The average increase in home appraisals across Texas is 25%, but homeowners can apply for an exemption to limit it to 10%.
BELTON, Texas — Whether it’s rising prices, limited inventory or a boom in new builds, the Texas housing market has seen it all.
But, it’s left Bell County’s Chief Appraiser Billy White stunned.
“This is unprecedented … the fastest growing we’ve ever seen our housing market go,” he said.
White says Bell County is seeing what many Texas areas are seeing: houses selling for over asking price and less than half a month of inventory. He says a stable market should be six months of inventory.
These elements, along with others like neighborhoods, condition and age go into calculating a property’s appraisal.
“We try and follow what’s going on in the market,” he said. “Look at the sales, look at what information is out there and we’re just trying to mirror what’s going on in the market and set a value at what we think you would sell your house for on January 1.”
The current market has property values rising significantly.
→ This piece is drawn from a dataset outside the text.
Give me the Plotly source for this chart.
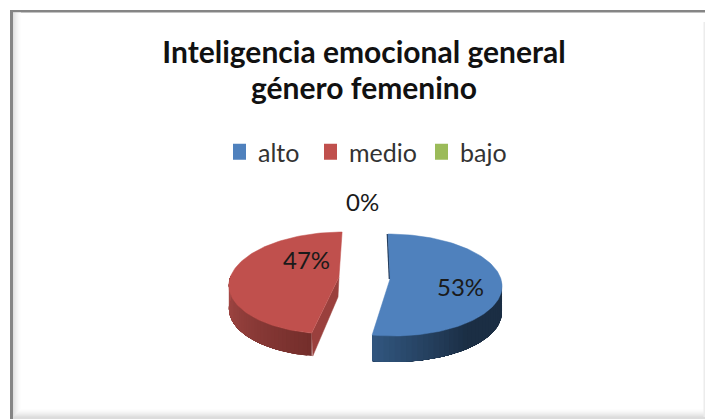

The average increase in home appraisals across Texas is 25% according to the Texas Association of Appraisal Districts.
White says Bell county is right there or maybe even more.
“Obviously some will be higher, some will be lower, but the median is probably 25 to 30%,” he explained.
The Tax Appraisal District of Bell County is still analyzing properties and information so there is no exact number and it’s able to change. White says last year the median percent change of residential properties was approximately 11%.
McLennan County will see an average rise of about 30%.
White says some counties are going up to 40% to 50%.
He expects many people to protest their appraisal notices once they see how much it’s increased.
“Obviously if they don’t think that it’s worth what we have appraised it, they can come and protest their value and typically discuss it with an appraiser with our staff here and see if they can resolve it,” White said. “If not, they can go before an appraisal review board and they can make a decision on what the value should be.”
But, he says you could also save your property from getting hit.
“If you have a homestead exemption, your assessed value, your appraised value, can only go up 10% from what it was assessed last year,” White said.
White says less than half the homes in Bell County have homestead exemptions but more people should take advantage of the opportunity.
If you forgot, you can file it now and even get credit for the last two years.
“Well the typical qualification for homesteads is you have to live in it as your primary residence and you have to actually have your driver’s license, in most cases, your driver’s license has to match your actual house address,” White added.
Rent houses or commercial properties don’t qualify for a homestead exemption.
It’s important to note that appraisals don’t entirely impact taxes. They’re just part of the equation.
It will be up to taxing entities like cities, counties or school districts to decide if the rise in home values will raise or decrease taxes.
The Tax Appraisal District of Bell County is hoping to have notices out to citizens by mid-April.